Re: [RFC v1 4/8] x86/init: add linker table support

From: H. Peter Anvin
Date: Wed Jan 20 2016 - 17:21:20 EST


On January 20, 2016 2:12:49 PM PST, "Luis R. Rodriguez" <mcgrof@xxxxxxxxxxxxxxxx> wrote:
>On Wed, Jan 20, 2016 at 1:41 PM, H. Peter Anvin <hpa@xxxxxxxxx> wrote:
>> On 01/20/16 13:33, Luis R. Rodriguez wrote:
>>>
>>> That's correct for PV and PVH, likewise when qemu is required for
>HVM
>>> qemu could set it. I have the qemu change done but that should only
>>> cover HVM. A common place to set this as well could be the
>hypervisor,
>>> but currently the hypervisor doesn't set any boot_params, instead a
>>> generic struct is passed and the kernel code (for any OS) is
>expected
>>> to interpret this and then set the required values for the OS in the
>>> init path. Long term though if we wanted to merge init further one
>way
>>> could be to have the hypervisor just set the zero page cleanly for
>the
>>> different modes. If we needed more data other than the
>>> hardware_subarch we also have the hardware_subarch_data, that's a
>u64
>>> , and how that is used would be up to the subarch.

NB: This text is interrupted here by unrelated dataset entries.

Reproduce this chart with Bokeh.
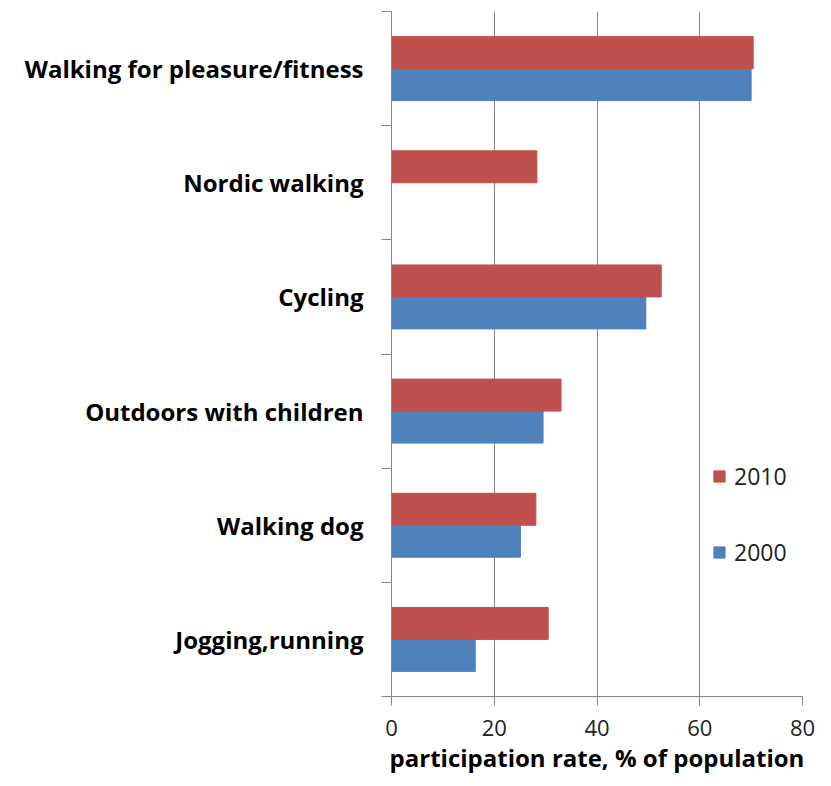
from bokeh.plotting import figure
from bokeh.models import FixedTicker, Legend, LegendItem, ColumnDataSource, Range1d
from bokeh.embed import file_html
from bokeh.resources import INLINE

categories = ["Walking for pleasure/fitness", "Nordic walking", "Cycling",
              "Outdoors with children", "Walking dog", "Jogging,running"]
values_2010 = [70.4, 28.3, 52.5, 33.0, 28.1, 30.5]
values_2000 = [70.0, 0.0, 49.5, 29.5, 25.1, 16.3]
x_ticks = [0, 20, 40, 60, 80]
series_names = ["2010", "2000"]
colors = ["#C0504D", "#4F81BD"]

n = len(categories)
centers = [n - i - 0.5 for i in range(n)]
bar_h = 0.28
GRAY = "#868686"
FONT = "Open Sans"

p = figure(frame_width=411, frame_height=685, output_backend="svg", toolbar_location=None,
           x_range=Range1d(0, 80), y_range=Range1d(0, n),
           min_border_left=391, min_border_top=11, min_border_right=13, min_border_bottom=74)
p.outline_line_color = None

src10 = ColumnDataSource(dict(y=[c + bar_h / 2 for c in centers], v=values_2010))
src00 = ColumnDataSource(dict(y=[c - bar_h / 2 for c in centers], v=values_2000))
r00 = p.hbar(y="y", right="v", left=0, height=bar_h, source=src00,
             fill_color=colors[1], line_color=colors[1])
r10 = p.hbar(y="y", right="v", left=0, height=bar_h, source=src10,
             fill_color=colors[0], line_color=colors[0])

# x axis
p.xaxis.ticker = FixedTicker(ticks=x_ticks)
p.xaxis.axis_line_color = GRAY
p.xaxis.major_tick_line_color = GRAY
p.xaxis.major_tick_out = 9
p.xaxis.major_tick_in = 0
p.xaxis.minor_tick_line_color = None
p.xaxis.major_label_text_font = FONT
p.xaxis.major_label_text_font_size = "22px"
p.xaxis.major_label_text_color = "#222222"
p.xaxis.major_label_standoff = 14
p.xaxis.axis_label = "participation rate, % of population"
p.xaxis.axis_label_text_font = FONT
p.xaxis.axis_label_text_font_style = "bold"
p.xaxis.axis_label_text_font_size = "24px"
p.xaxis.axis_label_text_color = "black"
p.xaxis.axis_label_standoff = 2

# y axis
p.yaxis.ticker = FixedTicker(ticks=centers, minor_ticks=list(range(n + 1)))
p.yaxis.major_label_overrides = {c: cat for c, cat in zip(centers, categories)}
p.yaxis.axis_line_color = GRAY
p.yaxis.major_tick_line_color = None
p.yaxis.major_tick_out = 0
p.yaxis.major_tick_in = 0
p.yaxis.minor_tick_line_color = GRAY
p.yaxis.minor_tick_out = 10
p.yaxis.minor_tick_in = 0
p.yaxis.major_label_text_font = FONT
p.yaxis.major_label_text_font_style = "bold"
p.yaxis.major_label_text_font_size = "24px"
p.yaxis.major_label_text_color = "black"
p.yaxis.major_label_standoff = 18

p.xgrid.ticker = FixedTicker(ticks=x_ticks)
p.xgrid.grid_line_color = GRAY
p.ygrid.grid_line_color = None

legend = Legend(items=[LegendItem(label=series_names[0], renderers=[r10]),
                       LegendItem(label=series_names[1], renderers=[r00])],
                location=(321, 128))
legend.background_fill_alpha = 0
legend.border_line_color = None
legend.label_text_font = FONT
legend.label_text_font_size = "23px"
legend.label_text_color = "#222222"
legend.glyph_width = 14
legend.glyph_height = 14
legend.spacing = 44
legend.padding = 0
legend.margin = 0
legend.label_standoff = 8
p.add_layout(legend)

open("out.html", "w").write(file_html(p, INLINE))
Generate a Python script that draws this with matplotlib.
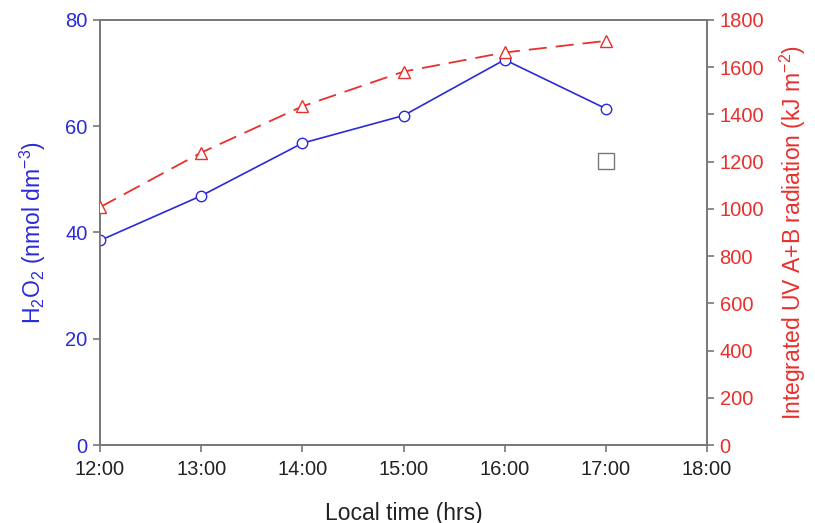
import matplotlib
matplotlib.use("Agg")
import matplotlib.pyplot as plt

hours = [12, 13, 14, 15, 16, 17]
h2o2 = [38.5, 46.9, 56.8, 62.0, 72.5, 63.3]
uv = [1007, 1238, 1434, 1581, 1662, 1711]
extra_hour = [17]
extra_h2o2 = [53.5]
xticks = [12, 13, 14, 15, 16, 17, 18]
xticklabels = ["12:00", "13:00", "14:00", "15:00", "16:00", "17:00", "18:00"]

plt.rcParams['font.family'] = ['Liberation Sans', 'DejaVu Sans']
plt.rcParams['mathtext.fontset'] = 'custom'
plt.rcParams['mathtext.rm'] = 'Liberation Sans'
plt.rcParams['mathtext.it'] = 'Liberation Sans:italic'
plt.rcParams['mathtext.bf'] = 'Liberation Sans:bold'

BLUE = '#2a2ad8'
RED = '#e8302c'
GREY = '#777777'

fig = plt.figure(figsize=(8.15, 5.23), dpi=100)
ax = fig.add_axes([0.1227, 0.149, 0.7448, 0.813])
ax2 = ax.twinx()

ax.plot(hours, h2o2, color=BLUE, lw=1.2, marker='o', ms=7.5, mfc='white', mec=BLUE, mew=1.0, zorder=3)
ax.plot(extra_hour, extra_h2o2, ls='none', marker='s', ms=12, mfc='white', mec=GREY, mew=1.0, zorder=3)
ax2.plot(hours, uv, color=RED, lw=1.3, ls=(0, (10, 5)), marker='^', ms=8, mfc='white', mec=RED, mew=1.0, zorder=3)

ax.set_xlim(12, 18)
ax.set_ylim(0, 80)
ax2.set_ylim(0, 1800)
ax.set_xticks(xticks)
ax.set_xticklabels(xticklabels)
ax.set_yticks([0, 20, 40, 60, 80])
ax2.set_yticks(range(0, 1801, 200))

for a in (ax, ax2):
    for s in a.spines.values():
        s.set_color(GREY)
        s.set_linewidth(1.2)
ax.tick_params(axis='x', colors=GREY, labelcolor='#222222', labelsize=14.5, length=5, width=1.2, direction='out', pad=6)
ax.tick_params(axis='y', colors=GREY, labelcolor=BLUE, labelsize=14.5, length=5, width=1.2, direction='out', pad=4)
ax2.tick_params(axis='y', colors=GREY, labelcolor=RED, labelsize=14.5, length=5, width=1.2, direction='out', pad=4)

ax.set_xlabel('Local time (hrs)', fontsize=16.5, color='#222222', labelpad=16)
ax.set_ylabel(r'H$_2$O$_2$ (nmol dm$^{-3}$)', fontsize=16.5, color=BLUE, labelpad=12)
ax2.set_ylabel(r'Integrated UV A+B radiation (kJ m$^{-2}$)', fontsize=16.5, color=RED, labelpad=10)

fig.savefig('out.png', dpi=100)
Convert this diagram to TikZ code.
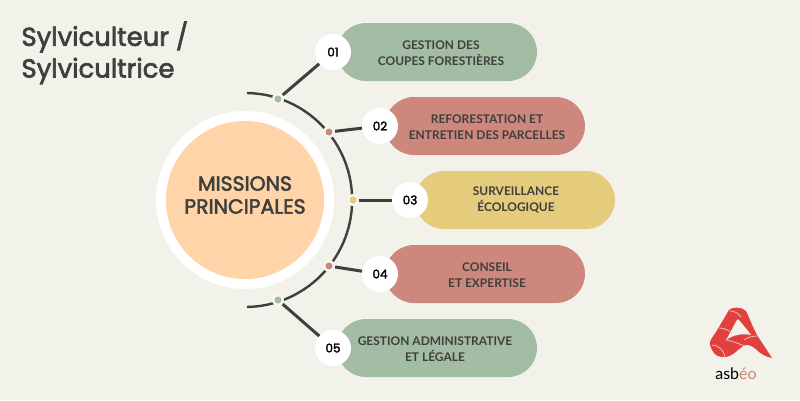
\documentclass[tikz,border=0pt]{standalone}
\usepackage{fontspec}
\setmainfont{Poppins}
\newfontfamily\medf[FakeBold=2.5]{Poppins}
\newfontfamily\labelfont{Lato}
\definecolor{bgc}{HTML}{F2F2EA}
\definecolor{ink}{HTML}{3F3F3C}
\definecolor{greenc}{HTML}{A3BDA5}
\definecolor{redc}{HTML}{CD877C}
\definecolor{yellowc}{HTML}{E5CB7C}
\definecolor{peach}{HTML}{FFD4A9}
\definecolor{logored}{HTML}{E2403F}
\tikzset{
  x=1bp,y=-1bp,
  pill/.style={rounded corners=29bp,minimum width=200bp,minimum height=58bp,inner sep=0pt,anchor=center},
  pilltext/.style={align=center,text=ink,inner sep=0pt,font=\labelfont\bfseries\fontsize{12}{16}\selectfont},
  numc/.style={circle,fill=white,minimum size=36bp,inner sep=0pt,text=black,font=\medf\fontsize{12}{12}\selectfont},
  halo/.style={circle,fill=bgc!60!white,minimum size=12bp,inner sep=0pt},
  dotc/.style={circle,minimum size=7bp,inner sep=0pt},
  conn/.style={draw=ink,line width=3bp},
  arcl/.style={draw=ink,line width=2.4bp},
  logoline/.style={draw=bgc!70!logored,line width=.8bp}
}
\begin{document}
\begin{tikzpicture}
\fill[bgc] (0,0) rectangle (800,400);
\useasboundingbox (0,0) rectangle (800,400);
% title
\node[anchor=west,text=ink,font=\medf\fontsize{26}{30}\selectfont] (t1) at (18,37) {Sylviculteur /};
\node[anchor=west,text=ink,font=\medf\fontsize{26}{30}\selectfont] (t2) at (18,71) {Sylvicultrice};
% centre
\node[circle,fill=white,minimum size=178bp,inner sep=0pt] (ring) at (245,200) {};
\node[circle,fill=peach,minimum size=158bp,inner sep=0pt] (core) at (245,200) {};
\node[align=center,text=ink,inner sep=0pt,font=\medf\fontsize{20.5}{23}\selectfont] (coretext) at (245,195) {MISSIONS\\PRINCIPALES};
% arc
\coordinate (arcc) at (245,200);
\draw[arcl] (247,93) arc[start angle=-89,end angle=89,radius=107];
% pills
\node[pill,fill=greenc]  (p1) at (437,52)  {};
\node[pill,fill=redc]    (p2) at (485,126) {};
\node[pill,fill=yellowc] (p3) at (515,200) {};
\node[pill,fill=redc]    (p4) at (485,274) {};
\node[pill,fill=greenc]  (p5) at (437,348) {};
\node[pilltext] (l1) at (441,53)  {GESTION DES\\COUPES FORESTIÈRES};
\node[pilltext] (l2) at (487,127) {REFORESTATION ET\\ENTRETIEN DES PARCELLES};
\node[pilltext] (l3) at (516,200) {SURVEILLANCE\\ÉCOLOGIQUE};
\node[pilltext] (l4) at (487,275) {CONSEIL\\ET EXPERTISE};
\node[pilltext] (l5) at (435,349) {GESTION ADMINISTRATIVE\\ET LÉGALE};
% numbers
\node[numc] (n1) at (333,52)  {01};
\node[numc] (n2) at (380,126) {02};
\node[numc] (n3) at (410,200) {03};
\node[numc] (n4) at (380,274) {04};
\node[numc] (n5) at (333,348) {05};
% dots
\node[halo] (h1) at (278,99)  {};
\node[halo] (h2) at (329,132) {};
\node[halo] (h3) at (353,200) {};
\node[halo] (h4) at (329,266) {};
\node[halo] (h5) at (278,300) {};
\node[dotc,fill=greenc]  (d1) at (h1) {};
\node[dotc,fill=redc]    (d2) at (h2) {};
\node[dotc,fill=yellowc] (d3) at (h3) {};
\node[dotc,fill=redc]    (d4) at (h4) {};
\node[dotc,fill=greenc]  (d5) at (h5) {};
% connectors
\draw[conn] (h1) -- (n1);
\draw[conn] (h2) -- (n2);
\draw[conn] (h3) -- (n3);
\draw[conn] (h4) -- (n4);
\draw[conn] (h5) -- (n5);
% logo
\fill[logored] (729,310) .. controls (732,307) and (741,306) .. (746,311)
  .. controls (750,319) and (753,328) .. (757,335)
  .. controls (762,343) and (767,350) .. (772,358)
  .. controls (767,357) and (763,355) .. (759,352)
  .. controls (755,348) and (751,345) .. (747,345)
  .. controls (743,345) and (741,348) .. (738,350)
  .. controls (734,354) and (728,358) .. (722,357)
  .. controls (716,357) and (712,352) .. (710,345)
  .. controls (709,341) and (712,338) .. (716,332) -- cycle;
\fill[bgc] (737,320) .. controls (733,327) and (730,333) .. (726,340)
  .. controls (733,335) and (742,333) .. (751,335)
  .. controls (747,329) and (742,324) .. (739,320) .. controls (738,319) and (737.5,319) .. (737,320) -- cycle;
\draw[logoline] (744,340) .. controls (748,337) and (753,336) .. (758,336);
\draw[logoline] (712,345) .. controls (718,345) and (724,350) .. (725,357);
\draw[logoline] (726,340) .. controls (732,341) and (740,344) .. (744,346);
\draw[logoline] (719,328) .. controls (725,328) and (730,331) .. (732,333);
\draw[logoline] (730,311) .. controls (735,311) and (739,314) .. (741,317);
\node[anchor=center,font=\labelfont\fontsize{16}{16}\selectfont] (lg) at (736,374) {asb\textcolor{redc}{éo}};
\end{tikzpicture}
\end{document}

In Xen's case it
>>> could do what it wants with it. That would still mean perhaps
>defining
>>> as part of a Xen boot protocol a place where xen specific code can
>>> count on finding more Xen data passed by the hypervisor, the
>>> xen_start_info. That is, if we wanted to merge init paths this is
>>> something to consider.
>>>
>>> One thing I considered on the question of who should set the zero
>page
>>> for Xen with the prospect of merging inits, or at least this subarch
>>> for both short term and long term are the obvious implications in
>>> terms of hypervisor / kernel / qemu combination requirements if the
>>> subarch is needed. Having it set in the kernel is an obvious
>immediate
>>> choice for PV / PVH but it means we can't merge init paths
>completely
>>> (down to asm inits), we'd still be able to merge some C init paths
>>> though, the first entry would still be different. Having the zero
>page
>>> set on the hypervisor would go long ways but it would mean a
>>> hypervisor change required.
>>>
>>> These prospects are worth discussing, specially in light of Boris's
>>> hvmlite work.
>>>
>>
>> The above doesn't make sense to me. hardware_subarch is really used
>> when the boot sequence is somehow nonstandard.
>
>Thanks for the feedback -- as it stands today hardware_subarch is only
>used by lguest, Moorestown, and CE4100 even though we had definitions
>for it for Xen -- this is not used yet. Its documentation does make
>references to differences for a paravirtualized environment, and uses
>a few examples but doesn't go into great depths about restrictions so
>its limitations in how we could use it were not clear to me.
>
>> HVM probably doesn't need that.
>
>Today HVM doesn't need it, but perhaps that is because it has not
>needed changes early on boot. Will it, or could it? I'd even invite us
>to consider the same for other hypervisors or PV hypervisors. I'll
>note that things like cpu_has_hypervisor() or derivatives
>(kvm_para_available() which is now used on drivers even, see
>sound/pci/intel8x0.c) requires init_hypervisor_platform() run, in
>terms of the x86 init sequence this is run pretty late at
>setup_arch(). Should code need to know hypervisor info anytime before
>that they have no generic option available.
>
>I'm fine if we want to restrict hardware_subarch but I'll note the
>semantics were not that explicit to delineate clear differences and I
>just wanted to highlight the current early boot restriction of
>cpu_has_hypervisor().
>
> Luis

Basically, if the hardware is enumerable using standard PC mechanisms (PCI, ACPI) and doesn't need a special boot flow it should use type 0.